The Roanoke Valley’s top economic concerns include taxes on Internet sales, the future of its U.S. Postal Service processing and distribution center and the stalled idea of an intermodal rail yard in Montgomery County, area business and civic leaders told Sen. Tim Kaine on Wednesday.
Kaine had some good news for the group that gathered for an informal briefing at the Roanoke Regional Chamber of Commerce: legislation to make it easier to collect state and local sales taxes on Internet transactions is likely to be enacted.
“We’ve got to level the playing field,” he said. Owners of bricks-and-mortar stores have to pay sales tax — and are easy to find when they don’t. Internet retailers, too, are supposed to pay and gain a big competitive advantage when they don’t.
There’s now technology that makes it simpler to collect sales taxes on Internet transactions and send them to the states and local governments that are owed, he said.
Kaine said there’s an extra benefit for Virginia if the legislation is enacted. Gov. Bob McDonnell’s transportation funding compromise says sales taxes collected as a result of a federal law on Internet business would go for transportation. Kaine said that could amount to $300 million a year or more.
Roanoke City Manager Chris Morrill said the issue of tax collection on Internet sales is particularly important downtown, where retailers play a vital role in its development. It hurts the city if they’re at a disadvantage when competing against online firms.
Joyce Waugh, chamber president and chief executive officer, said she’s still worried about the future of the postal service processing and distribution center in Roanoke.
The center escaped a round of cuts nearly a year ago, but if the postal service decided to axe it, the region’s large payroll-processing and other mail-dependent companies might need to look elsewhere to run their businesses, she said.
Kaine said he would push to keep the center here. He said he would argue for the center’s importance to southwest Virginia businesses but also wanted to address an unusual pension-funding obligation that is forcing the Postal Service to consider a series of deep spending cuts.
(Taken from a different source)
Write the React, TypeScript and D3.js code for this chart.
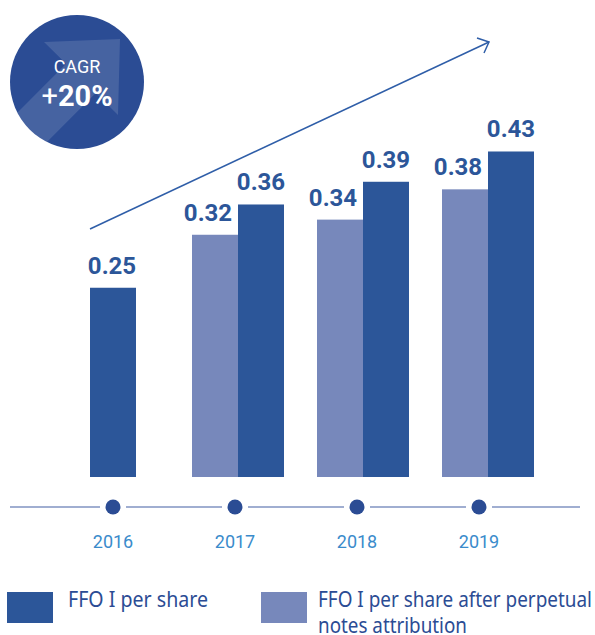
import React from "react";
import * as d3 from "d3";

const years = ["2016", "2017", "2018", "2019"];
const ffoPerShare = [0.25, 0.36, 0.39, 0.43];
const ffoAfterNotes: (number | null)[] = [null, 0.32, 0.34, 0.38];
const seriesNames = ["FFO I per share", "FFO I per share after perpetual", "notes attribution"];
const cagrLabel = "CAGR";
const cagrValue = "20%";

const DARK = "#2c5699";
const LIGHT = "#7788bb";
const CIRCLE = "#2b4c94";
const YEAR_COLOR = "#3a8bcb";
const AXIS = "#8193c2";

export default function App() {
  const W = 595, H = 635;
  const x = d3.scaleBand().domain(years).range([50.5, 550.5]).padding(0);
  const inner = d3.scaleBand().domain(["light", "dark"]).range([0, 92]).padding(0);
  const y = d3.scaleLinear().domain([0, 0.45]).range([477, 477 - 0.45 * 757]);
  const xAxis = d3.scalePoint().domain(years).range([113, 479]);

  const groupLeft = (yr: string) => (x(yr) as number) + x.bandwidth() / 2 - 46;

  const bars: { key: string; x: number; w: number; v: number; fill: string; dx: number }[] = [];
  years.forEach((yr, i) => {
    const lv = ffoAfterNotes[i];
    if (lv == null) {
      bars.push({ key: yr + "d", x: groupLeft(yr) + 23, w: inner.bandwidth(), v: ffoPerShare[i], fill: DARK, dx: -1 });
    } else {
      bars.push({ key: yr + "l", x: groupLeft(yr) + (inner("light") as number), w: inner.bandwidth(), v: lv, fill: LIGHT, dx: -7 });
      bars.push({ key: yr + "d", x: groupLeft(yr) + (inner("dark") as number), w: inner.bandwidth(), v: ffoPerShare[i], fill: DARK, dx: 0 });
    }
  });

  const cx = 77, cy = 82, r = 67;
  const arrowPts: [number, number][] = [
    [-80, 51], [-10.9, -18.2], [-33, -40], [43, -43], [41, 33], [18.8, 11.1], [-50, 80],
  ];
  const arrowPath = d3.line()(arrowPts.map(([a, b]) => [cx + a, cy + b])) + "Z";

  const axisY = 507;
  const gap = 13;
  const dotXs = years.map((yr) => xAxis(yr) as number);
  const segs: [number, number][] = [];
  let prev = 10;
  dotXs.forEach((dx) => {
    segs.push([prev, dx - gap]);
    prev = dx + gap;
  });
  segs.push([prev, 580]);

  const font = "Roboto, 'Open Sans', sans-serif";
  const legendFont = "'Noto Sans', 'Open Sans', sans-serif";

  return (
    <svg width={W} height={H} style={{ position: "absolute", left: 0, top: 0 }} fontFamily={font}>
      <defs>
        <clipPath id="cclip">
          <circle cx={cx} cy={cy} r={r} />
        </clipPath>
      </defs>
      {/* CAGR badge */}
      <circle cx={cx} cy={cy} r={r} fill={CIRCLE} />
      <path d={arrowPath} fill="#ffffff" fillOpacity={0.13} clipPath="url(#cclip)" />
      <text x={cx} y={73} textAnchor="middle" fill="#fff" fontSize={18}>{cagrLabel}</text>
      <text x={cx} y={106} textAnchor="middle" fill="#fff" fontSize={29}>
        <tspan>+</tspan>
        <tspan fontWeight="bold">{cagrValue}</tspan>
      </text>

      {/* trend arrow */}
      <line x1={90} y1={229} x2={489} y2={42} stroke="#2f5ea8" strokeWidth={1.5} />
      <polyline points="477,38 489,42 484,53" fill="none" stroke="#2f5ea8" strokeWidth={1.5} />

      {/* bars */}
      {bars.map((b) => (
        <g key={b.key}>
          <rect x={b.x} y={y(b.v)} width={b.w} height={y(0) - y(b.v)} fill={b.fill} />
          <text x={b.x + b.w / 2 + b.dx} y={y(b.v) - 14} textAnchor="middle" fill={DARK} fontSize={24} fontWeight="bold">
            {b.v.toFixed(2)}
          </text>
        </g>
      ))}

      {/* timeline axis */}
      {segs.map(([a, b], i) => (
        <line key={i} x1={a} x2={b} y1={axisY} y2={axisY} stroke={AXIS} strokeWidth={1.5} />
      ))}
      {years.map((yr) => (
        <g key={yr}>
          <circle cx={xAxis(yr)} cy={axisY} r={7.5} fill={CIRCLE} />
          <text x={xAxis(yr)} y={548} textAnchor="middle" fill={YEAR_COLOR} fontSize={18}>{yr}</text>
        </g>
      ))}

      {/* legend */}
      <rect x={7} y={592} width={46} height={31} fill={DARK} />
      <text x={68} y={607} fill={CIRCLE} fontSize={22} fontFamily={legendFont} textLength={140} lengthAdjust="spacingAndGlyphs">{seriesNames[0]}</text>
      <rect x={261} y={592} width={46} height={31} fill={LIGHT} />
      <text x={318} y={607} fill={CIRCLE} fontSize={22} fontFamily={legendFont} textLength={274} lengthAdjust="spacingAndGlyphs">{seriesNames[1]}</text>
      <text x={318} y={633} fill={CIRCLE} fontSize={22} fontFamily={legendFont} textLength={149} lengthAdjust="spacingAndGlyphs">{seriesNames[2]}</text>
    </svg>
  );
}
Former state senator Granger Macfarlane asked Kaine to help rekindle the intermodal rail yard idea by lobbying the governor’s office.
Kaine, joking that he still had scar tissue from the long legal battle over the yard, said the real issue for that yard was whether there was still real demand for it.
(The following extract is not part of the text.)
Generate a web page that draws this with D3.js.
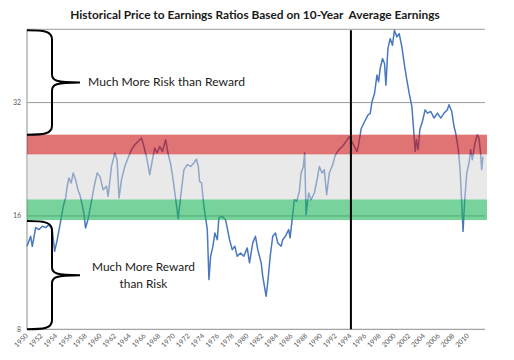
<!DOCTYPE html>
<html><head><meta charset="utf-8">
<script src="https://cdn.jsdelivr.net/npm/d3@7"></script>
<style>html,body{margin:0;padding:0;background:#fff;} svg{display:block;background:#fff}</style>
</head><body>
<svg id="chart" width="514" height="360"></svg>
<script>
// ---------------- data ----------------
const years = [
1950.00,1950.50,1950.72,1951.18,1951.63,1952.08,1952.54,1952.99,1953.43,1953.76,
1954.11,1954.57,1954.93,1955.25,1955.47,1955.70,1956.01,1956.28,1956.61,1956.92,
1957.19,1957.50,1957.73,1957.96,1958.28,1958.64,1959.09,1959.54,1959.91,1960.35,
1960.81,1961.03,1961.49,1961.94,1962.25,1962.52,1962.85,1963.30,1963.74,1964.21,
1964.65,1965.10,1965.56,1965.78,1966.24,1966.69,1967.06,1967.37,1967.68,1968.05,
1968.41,1968.86,1969.17,1969.50,1969.77,1970.08,1970.56,1970.90,1971.34,1971.80,
1972.25,1972.70,1973.03,1973.30,1973.47,1973.74,1974.06,1974.52,1974.74,1974.97,
1975.28,1975.55,1975.88,1976.09,1976.55,1977.00,1977.23,1977.54,1977.91,1978.26,
1978.59,1979.04,1979.48,1979.95,1980.26,1980.70,1981.07,1981.38,1981.85,1982.06,
1982.52,1982.74,1983.07,1983.42,1983.79,1984.10,1984.56,1984.78,1985.14,1985.59,
1985.78,1986.05,1986.36,1986.68,1987.04,1987.27,1987.58,1987.76,1987.95,1988.30,
1988.63,1989.08,1989.53,1989.76,1990.12,1990.43,1990.75,1991.11,1991.56,1991.93,
1992.37,1992.84,1993.19,1993.51,1993.83,1994.19,1994.55,1994.87,1995.09,1995.45,
1995.90,1996.36,1996.68,1996.91,1997.26,1997.59,1997.81,1998.03,1998.35,1998.62,
1998.81,1999.08,1999.39,1999.70,1999.97,2000.30,2000.61,2000.98,2001.33,2001.66,
2001.97,2002.34,2002.51,2002.79,2002.96,2003.19,2003.42,2003.77,2004.14,2004.45,
2004.91,2005.36,2005.81,2006.27,2006.72,2007.16,2007.39,2007.76,2008.07,2008.30,
2008.66,2008.89,2009.12,2009.30,2009.53,2009.80,2010.11,2010.34,2010.56,2010.92,
2011.24,2011.47,2011.70,2011.83,2012.01];

const pe = [
13.29,14.13,13.29,14.90,14.72,15.02,14.90,15.17,14.72,12.89,
13.84,15.48,16.97,17.86,19.17,20.18,19.57,20.80,19.97,18.79,
18.22,17.14,16.30,14.87,15.64,16.97,18.98,20.80,20.38,18.79,
19.17,18.04,21.66,23.51,22.57,17.86,19.97,21.66,22.80,23.99,
24.73,25.23,25.76,24.99,23.02,20.59,22.57,24.24,23.51,24.47,
23.74,25.49,23.51,22.12,20.59,18.59,15.74,18.04,21.23,21.89,
21.66,22.12,22.66,21.66,19.76,19.57,16.97,14.72,10.84,12.50,
13.29,14.42,13.84,15.80,15.96,15.64,14.87,13.84,13.02,13.29,
12.50,12.76,12.50,13.16,12.01,13.57,14.13,13.02,12.01,11.06,
9.79,10.65,12.50,14.13,14.42,13.57,13.29,13.84,14.13,14.72,
13.99,15.64,17.67,17.49,18.59,20.80,21.66,23.51,16.13,18.41,
17.67,18.41,20.38,21.66,20.80,21.23,18.22,20.80,21.85,23.22,
23.94,24.43,24.93,25.45,25.97,25.19,24.43,23.69,24.68,27.32,
28.46,29.65,29.94,32.16,33.83,37.86,36.34,39.41,41.89,40.63,
35.61,44.53,47.33,45.46,49.83,47.83,48.80,45.00,40.23,36.71,
33.91,31.24,28.24,23.74,25.49,23.99,27.10,28.51,30.62,30.01,
30.31,29.11,30.01,29.11,30.01,30.62,31.57,30.31,27.65,26.56,
23.99,21.23,17.32,14.56,17.67,20.80,22.12,23.99,22.57,24.99,
26.29,25.76,23.27,21.23,23.02];

const yTickLabels = [8, 16, 32];
const yGridValues = [16, 32, 50.1];
const xTickLabels = [1950,1952,1954,1956,1958,1960,1962,1964,1966,1968,1970,1972,1974,1976,1978,
                     1980,1982,1984,1986,1988,1990,1992,1994,1996,1998,2000,2002,2004,2006,2008,2010];
const bandNames = ["risk", "neutral", "reward"];
const bandLow  = [23.3, 17.7, 15.6];
const bandHigh = [26.3, 23.3, 17.7];
const markerYear = 1994.05;
const titleText = "Historical Price to Earnings Ratios Based on 10-Year  Average Earnings";
const riskLabel = ["Much More Risk than Reward"];
const rewardLabel = ["Much More Reward", "than Risk"];
const xDomain = [1950, 2012.42];
const yDomain = [8, 50.1];

// ---------------- styles / layout ----------------
const bandFill = {risk: "rgb(203,22,22)", neutral: "rgb(212,212,212)", reward: "rgb(30,180,88)"};
const bandOpacity = {risk: 0.6, neutral: 0.5, reward: 0.6};
const W = 514, H = 360;
const L = 27, R = 486, T = 29.3, B = 329.3;
const FONT = "Lato, 'Open Sans', 'DejaVu Sans', sans-serif";

const svg = d3.select("#chart");
const x = d3.scaleLinear().domain(xDomain).range([L, R]);
const y = d3.scaleLog().base(2).domain(yDomain).range([B, T]);

// gridlines
svg.append("g").selectAll("line").data(yGridValues).join("line")
  .attr("x1", L).attr("x2", R - 1)
  .attr("y1", d => y(d)).attr("y2", d => y(d))
  .attr("stroke", "#9a9a9a").attr("stroke-width", 1);

// axes lines
svg.append("line").attr("x1", L).attr("x2", R - 1).attr("y1", B).attr("y2", B)
  .attr("stroke", "#8c8c8c").attr("stroke-width", 1);
svg.append("line").attr("x1", L).attr("x2", L).attr("y1", T).attr("y2", B)
  .attr("stroke", "#8c8c8c").attr("stroke-width", 1);

// series line
const series = years.map((yr, i) => ({yr, v: pe[i]}));
svg.append("path").datum(series)
  .attr("fill", "none").attr("stroke", "#4a78be").attr("stroke-width", 1.5)
  .attr("stroke-linejoin", "round")
  .attr("d", d3.line().x(d => x(d.yr)).y(d => y(d.v)));

// translucent bands on top
svg.append("g").selectAll("rect").data(bandNames).join("rect")
  .attr("x", L).attr("width", R + 1 - L)
  .attr("y", (d, i) => y(bandHigh[i]))
  .attr("height", (d, i) => y(bandLow[i]) - y(bandHigh[i]))
  .attr("fill", d => bandFill[d]).attr("fill-opacity", d => bandOpacity[d]);

// marker line
svg.append("line").attr("x1", x(markerYear)).attr("x2", x(markerYear))
  .attr("y1", T + 1).attr("y2", B)
  .attr("stroke", "#000").attr("stroke-width", 2);

// braces
function brace(x0, xs, xt, y0, y1) {
  const ym = (y0 + y1) / 2;
  return `M${x0},${y0} C${xs - 8},${y0} ${xs},${y0 + 1} ${xs},${y0 + 9}` +
         ` L${xs},${ym - 8} C${xs},${ym - 2} ${xs + 4},${ym} ${xt},${ym}` +
         ` C${xs + 4},${ym} ${xs},${ym + 2} ${xs},${ym + 8}` +
         ` L${xs},${y1 - 9} C${xs},${y1 - 1} ${xs - 8},${y1} ${x0},${y1}`;
}
svg.append("path").attr("d", brace(L, 52, 80, y(yDomain[1]) + 1, y(bandHigh[0])))
  .attr("fill", "none").attr("stroke", "#000").attr("stroke-width", 2);
svg.append("path").attr("d", brace(L, 52, 80, y(bandLow[2]) + 1, B))
  .attr("fill", "none").attr("stroke", "#000").attr("stroke-width", 2);

// fit text width helper
function fit(sel, target) {
  const w = sel.node().getComputedTextLength();
  const fs = parseFloat(sel.attr("font-size"));
  sel.attr("font-size", fs * target / w);
}

// annotations
const riskMid = (y(yDomain[1]) + y(bandHigh[0])) / 2;
const r1 = svg.append("text").attr("x", 88).attr("y", riskMid + 4.5)
  .attr("font-family", FONT).attr("font-size", 13).attr("fill", "#1a1a1a").text(riskLabel[0]);
fit(r1, 157);
const rewardMid = (y(bandLow[2]) + B) / 2;
rewardLabel.forEach((t, i) => {
  const s = svg.append("text").attr("x", 143.5).attr("y", rewardMid - 4 + i * 17.5)
    .attr("text-anchor", "middle").attr("font-family", FONT).attr("font-size", 13)
    .attr("fill", "#1a1a1a").text(t);
  if (i === 0) fit(s, 103);
  else s.attr("font-size", svg.selectAll("text").nodes().slice(-2)[0].getAttribute("font-size"));
});

// title
const tt = svg.append("text").attr("x", 255).attr("y", 18.5).attr("text-anchor", "middle")
  .attr("font-family", FONT).attr("font-weight", "bold").attr("font-size", 13)
  .attr("fill", "#1a1a1a").style("white-space", "pre").text(titleText);
fit(tt, 370);

// y tick labels
svg.append("g").selectAll("text").data(yTickLabels).join("text")
  .attr("x", 21).attr("y", d => y(d) + 2.5).attr("text-anchor", "end")
  .attr("font-family", FONT).attr("font-size", 7).attr("fill", "#595959")
  .text(d => d);

// x tick labels
svg.append("g").selectAll("text").data(xTickLabels).join("text")
  .attr("transform", d => `translate(${x(d) + 1.5},${B + 7}) rotate(-45)`)
  .attr("text-anchor", "end")
  .attr("font-family", FONT).attr("font-size", 7).attr("fill", "#595959")
  .text(d => d);
</script>
</body></html>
“I can’t create business for it,” he said. But he said he would be happy to do what he could.
He also said he would see if Amtrak could help with funding for a new platform and ticket office for the passenger rail service now slated to begin in 2015. He said he’d also ask about financial help to strengthen the culvert over which the passenger rail tracks are to run through part of the city.
Kaine told the group that he believes the Senate’s comprehensive immigration reform bills, which he thinks are likely to pass, will help with key business concerns about recruiting high-tech employees from abroad or from among the thousands of foreign students at U.S. universities.
He said he’s also optimistic that both the Senate and the House of Representatives have budget bills pending.
Even though the bills are different, Kaine thinks there’s a good chance that both bodies can eventually agree on targeted spending cuts to replace the across-the-board cuts that have hit so many programs — including the chamber’s own Small Business Development Center, which uses matching funds from Washington to help small businesses solve their problems.